'Running on a shoestring': Steward's financial struggles' impact on employees, patients

From surgeons being forced to purchase their own medical instruments to patient meals being reduced to crackers after sandwiches ran out, Dallas-based Steward Health Care's financial struggles are significantly impacting patients and employees, The Boston Globe reported Jan. 31.

As concerns from politicians and community members grow over the uncertain status of Steward's nine Massachusetts hospitals, which serve around 200,000 patients and employee 16,000 people, patients have reported unforeseen lack of certain service and supply access, last minute procedure rescheduling, and even service being cut from TVs in patient rooms, the publication reported.

While most Steward employees have decided to remain, some have left their positions.

Patrick Murray, who retired as a lead mechanic in 2021 from Boston-based St. Elizabeth's Medical Center, part of Steward, told The Boston Globe his retirement came after years of continuously asking the health system for money to pay for mechanical repairs, snow removal, and additional maintenance work. 

Along with nurses being told to count patient straws and record how many had been used, Mr. Murray said due to excessive rust, the bed was falling off of the truck he drove around campus. 

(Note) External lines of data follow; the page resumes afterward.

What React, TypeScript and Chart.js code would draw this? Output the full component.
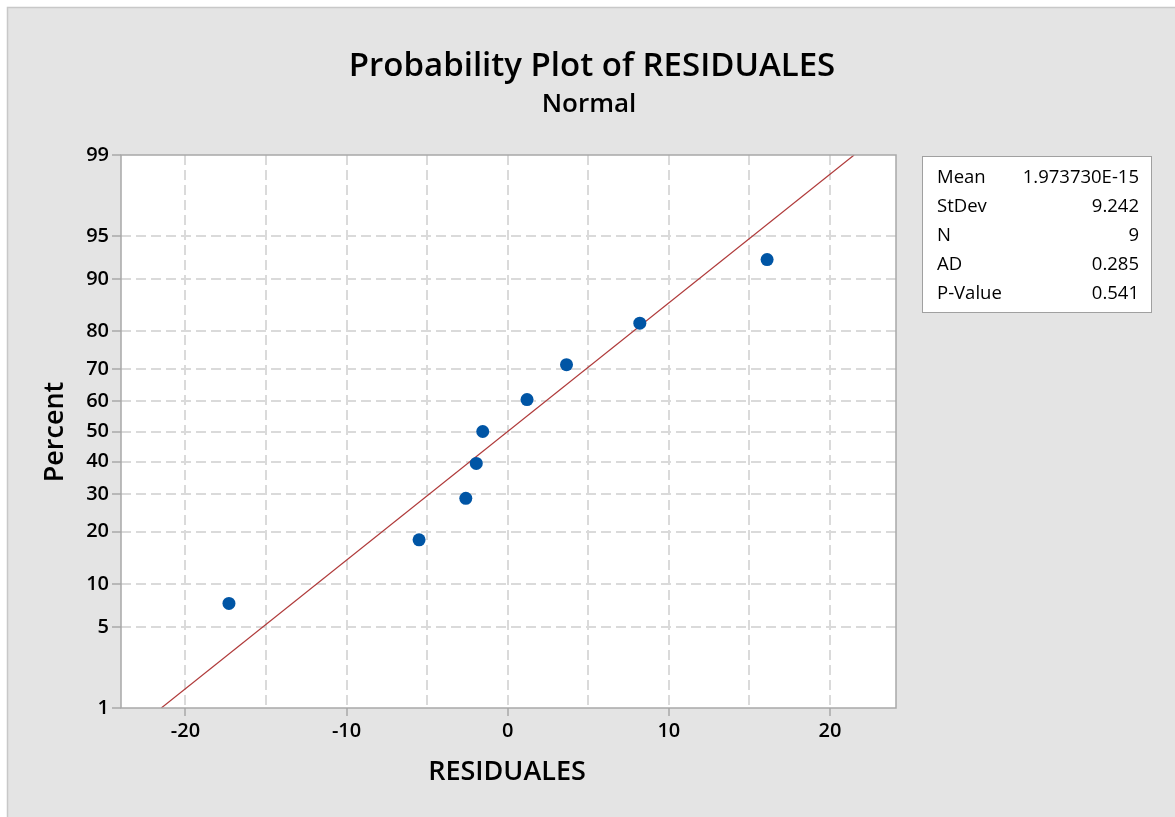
import React, { useEffect, useRef } from "react";
import { Chart, registerables } from "chart.js";

Chart.register(...registerables);

// ---- Data ----
const residuals = [-17.3, -5.5, -2.6, -1.95, -1.55, 1.2, 3.65, 8.2, 16.1];
const percents = [7.4, 18.1, 28.7, 39.4, 50, 60.6, 71.3, 81.9, 92.6];
const fitResiduals = [-21.5, 21.5];
const fitPercents = [1, 99];
const yTickPercents = [1, 5, 10, 20, 30, 40, 50, 60, 70, 80, 90, 95, 99];
const xGridValues = [-20, -15, -10, -5, 0, 5, 10, 15, 20];
const xLabelValues = [-20, -10, 0, 10, 20];
const statLabels = ["Mean", "StDev", "N", "AD", "P-Value"];
const statValues = ["1.973730E-15", "9.242", "9", "0.285", "0.541"];

const titleText = "Probability Plot of RESIDUALES";
const subtitleText = "Normal";
const xTitle = "RESIDUALES";
const yTitle = "Percent";

const FONT = "'Open Sans', 'Noto Sans', sans-serif";

// inverse standard normal CDF (Acklam) – maps percent to probit axis position
function invNorm(p: number): number {
  const a = [-3.969683028665376e1, 2.209460984245205e2, -2.759285104469687e2, 1.38357751867269e2, -3.066479806614716e1, 2.506628277459239];
  const b = [-5.447609879822406e1, 1.615858368580409e2, -1.556989798598866e2, 6.680131188771972e1, -1.328068155288572e1];
  const c = [-7.784894002430293e-3, -3.223964580411365e-1, -2.400758277161838, -2.549732539343734, 4.374664141464968, 2.938163982698783];
  const d = [7.784695709041462e-3, 3.224671290700398e-1, 2.445134137142996, 3.754408661907416];
  const plow = 0.02425;
  const phigh = 1 - plow;
  if (p < plow) {
    const q = Math.sqrt(-2 * Math.log(p));
    return (((((c[0] * q + c[1]) * q + c[2]) * q + c[3]) * q + c[4]) * q + c[5]) / ((((d[0] * q + d[1]) * q + d[2]) * q + d[3]) * q + 1);
  }
  if (p <= phigh) {
    const q = p - 0.5;
    const r = q * q;
    return ((((((a[0] * r + a[1]) * r + a[2]) * r + a[3]) * r + a[4]) * r + a[5]) * q) / (((((b[0] * r + b[1]) * r + b[2]) * r + b[3]) * r + b[4]) * r + 1);
  }
  const q = Math.sqrt(-2 * Math.log(1 - p));
  return -(((((c[0] * q + c[1]) * q + c[2]) * q + c[3]) * q + c[4]) * q + c[5]) / ((((d[0] * q + d[1]) * q + d[2]) * q + d[3]) * q + 1);
}
const z = (pct: number) => invNorm(pct / 100);

const W = 1175;
const H = 817;

const decorPlugin = {
  id: "decor",
  beforeDraw(chart: any) {
    const { ctx, chartArea } = chart;
    ctx.save();
    ctx.fillStyle = "#ffffff";
    ctx.fillRect(0, 0, W, H);
    ctx.fillStyle = "#e4e4e4";
    ctx.fillRect(7, 7, W - 7, H - 7);
    ctx.strokeStyle = "#c8c8c8";
    ctx.lineWidth = 1.5;
    ctx.beginPath();
    ctx.moveTo(7.5, H);
    ctx.lineTo(7.5, 7.5);
    ctx.lineTo(W, 7.5);
    ctx.stroke();
    ctx.fillStyle = "#ffffff";
    ctx.fillRect(chartArea.left, chartArea.top, chartArea.right - chartArea.left, chartArea.bottom - chartArea.top);
    ctx.restore();
  },
  afterDraw(chart: any) {
    const { ctx, chartArea } = chart;
    ctx.save();
    // frame
    ctx.strokeStyle = "#a8a8a8";
    ctx.lineWidth = 1.5;
    ctx.strokeRect(chartArea.left, chartArea.top, chartArea.right - chartArea.left, chartArea.bottom - chartArea.top);

    ctx.fillStyle = "#000000";
    ctx.textAlign = "center";
    ctx.textBaseline = "alphabetic";
    ctx.font = `600 33px ${FONT}`;
    ctx.fillText(titleText, 592, 76);
    ctx.font = `600 26px ${FONT}`;
    ctx.fillText(subtitleText, 589, 112);

    ctx.font = `600 27px ${FONT}`;
    ctx.fillText(xTitle, 507, 780);

    ctx.save();
    ctx.translate(63, 432);
    ctx.rotate(-Math.PI / 2);
    ctx.fillText(yTitle, 0, 0);
    ctx.restore();

    // stats box
    ctx.fillStyle = "#ffffff";
    ctx.fillRect(922, 156, 230, 157);
    ctx.strokeStyle = "#a0a0a0";
    ctx.lineWidth = 1;
    ctx.strokeRect(922.5, 156.5, 229, 156);
    ctx.fillStyle = "#000000";
    ctx.font = `500 18.5px ${FONT}`;
    ctx.textBaseline = "middle";
    statLabels.forEach((lab, i) => {
      const y = 178 + 29 * i;
      ctx.textAlign = "left";
      ctx.fillText(lab, 937, y);
      ctx.textAlign = "right";
      ctx.fillText(statValues[i], 1139, y);
    });
    ctx.restore();
  },
};

export default function App() {
  const ref = useRef<HTMLCanvasElement | null>(null);

  useEffect(() => {
    if (!ref.current) return;
    const points = residuals.map((x, i) => ({ x, y: z(percents[i]) }));
    const fit = fitResiduals.map((x, i) => ({ x, y: z(fitPercents[i]) }));

    const chart = new Chart(ref.current, {
      type: "scatter",
      data: {
        datasets: [
          {
            label: "Fit",
            data: fit,
            showLine: true,
            borderColor: "#b03a3a",
            borderWidth: 1.2,
            pointRadius: 0,
            order: 2,
          },
          {
            label: "RESIDUALES",
            data: points,
            backgroundColor: "#0055a5",
            borderColor: "#0055a5",
            pointRadius: 6.5,
            pointBorderWidth: 0,
            order: 1,
          },
        ],
      },
      plugins: [decorPlugin],
      options: {
        responsive: false,
        animation: false,
        devicePixelRatio: 1,
        layout: { padding: { left: 0, top: 155, right: W - 896, bottom: 0 } },
        plugins: {
          legend: { display: false },
          title: { display: false },
          tooltip: { enabled: false },
        },
        scales: {
          x: {
            type: "linear",
            min: -24,
            max: 24.1,
            afterBuildTicks: (scale: any) => {
              scale.ticks = xGridValues.map((v) => ({ value: v }));
            },
            afterFit: (scale: any) => {
              scale.height = H - 708;
            },
            ticks: {
              autoSkip: false,
              maxRotation: 0,
              padding: 3,
              color: "#000000",
              font: { family: FONT, size: 20, weight: "600" },
              callback: (value: any) => (xLabelValues.includes(Number(value)) ? String(value) : ""),
            },
            grid: {
              color: "#dadada",
              lineWidth: 2,
              tickLength: 8,
              tickColor: (ctx: any) =>
                ctx.tick && xLabelValues.includes(ctx.tick.value) ? "#a8a8a8" : "rgba(0,0,0,0)",
              tickWidth: 1.5,
              tickBorderDash: [],
            },
            border: { display: false, dash: [10, 5] },
          },
          y: {
            type: "linear",
            min: z(1),
            max: z(99),
            afterBuildTicks: (scale: any) => {
              scale.ticks = yTickPercents.map((p) => ({ value: z(p) }));
            },
            afterFit: (scale: any) => {
              scale.width = 121;
            },
            ticks: {
              autoSkip: false,
              padding: 3,
              color: "#000000",
              font: { family: FONT, size: 20, weight: "600" },
              callback: (_v: any, index: number) => String(yTickPercents[index]),
            },
            grid: {
              color: (ctx: any) =>
                ctx.tick && (ctx.index === 0 || ctx.index === yTickPercents.length - 1) ? "rgba(0,0,0,0)" : "#dadada",
              lineWidth: 2,
              tickLength: 9,
              tickColor: "#a8a8a8",
              tickWidth: 1.5,
              tickBorderDash: [],
            },
            border: { display: false, dash: [10, 5] },
          },
        },
      },
    } as any);

    return () => chart.destroy();
  }, []);

  return (
    <div style={{ position: "absolute", left: 0, top: 0, width: W, height: H }}>
      <canvas ref={ref} width={W} height={H} style={{ display: "block" }} />
    </div>
  );
}
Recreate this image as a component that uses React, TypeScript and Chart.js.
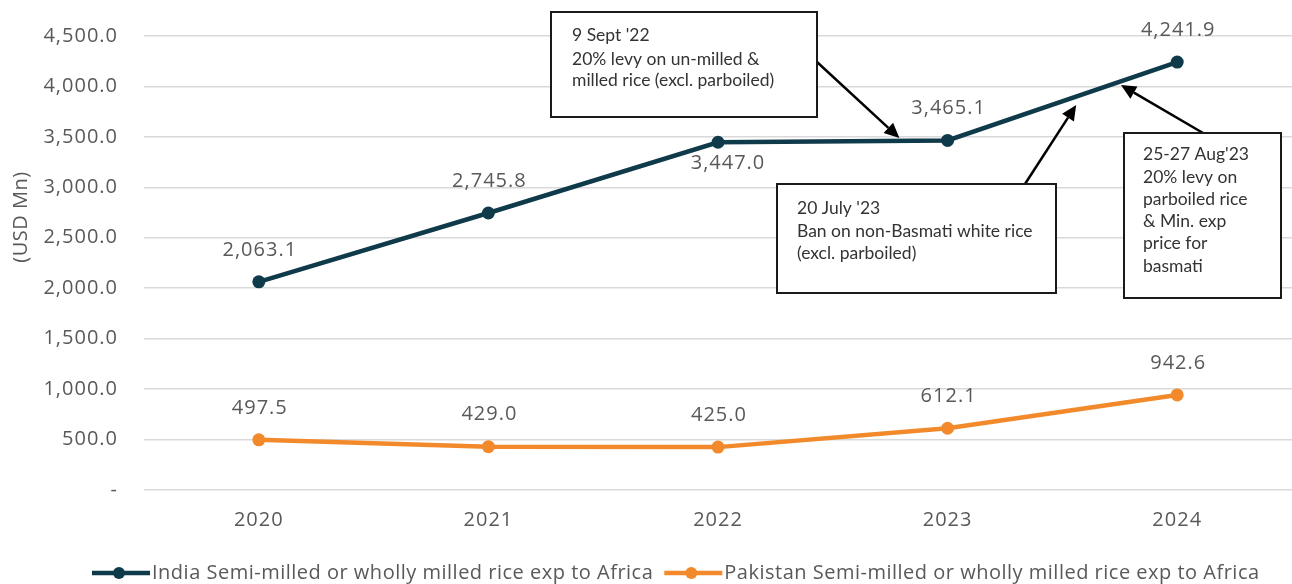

"We had things just running on a shoestring. We're talking about a medical center with people's lives on the line," Mr. Murray told the Globe

"Steward Health Care serves a patient population that are among the Commonwealth's most vulnerable, and we are committed to continuing to care for them," a spokesperson for Steward said in a statement recently shared with Becker's. "We are committed to working productively with public officials to ensure that we can provide uninterrupted and high-quality care for the communities we serve."

An unnamed Steward patient also told the publication that she was shocked at how understaffed St. Elizabeth's was after giving birth via C-section at the center in October. Along with no lactation consultants, the nursery was also closed.

Additional complaints include patients and caregivers being unable to reach trusted physicians since Steward took over, dirty bathrooms, out-of-service elevators, and call buttons not working on care beds. 

At Steward's Taunton, Mass.-based Morton Hospital, patients over 250 pounds, who typically receive extra-wide bariatric beds to prevent pressure injuries, have reportedly been forced to use regular beds due to the hospital's inability to pay two successive vendors, an intensive care nurse told the publication. 

"From the beginning, Steward was all about money," a surgeon, who left Steward, told The Boston Globe. "It started getting more and more risky to do surgery there. My biggest concern is something bad will happen."

Many Steward patients have been canceling scheduled procedures in light of recent news surrounding the health system's financial woes.

"The past two months, it’s been really tense. We're all in the same boat and the boat is leaking big time," a Steward operating room employee told the publication. 

Amid the ongoing struggles, many employees are holding out hope that a change will come. 

"I'm there till the end," Ronald, an emergency room mental health counselor, told the publication. "I'm trusting that we will be taken over by another hospital that has a vision."

Becker's has reached out to Steward for an updated statement regarding some of the employee and patient reports and will update this story as more information becomes available.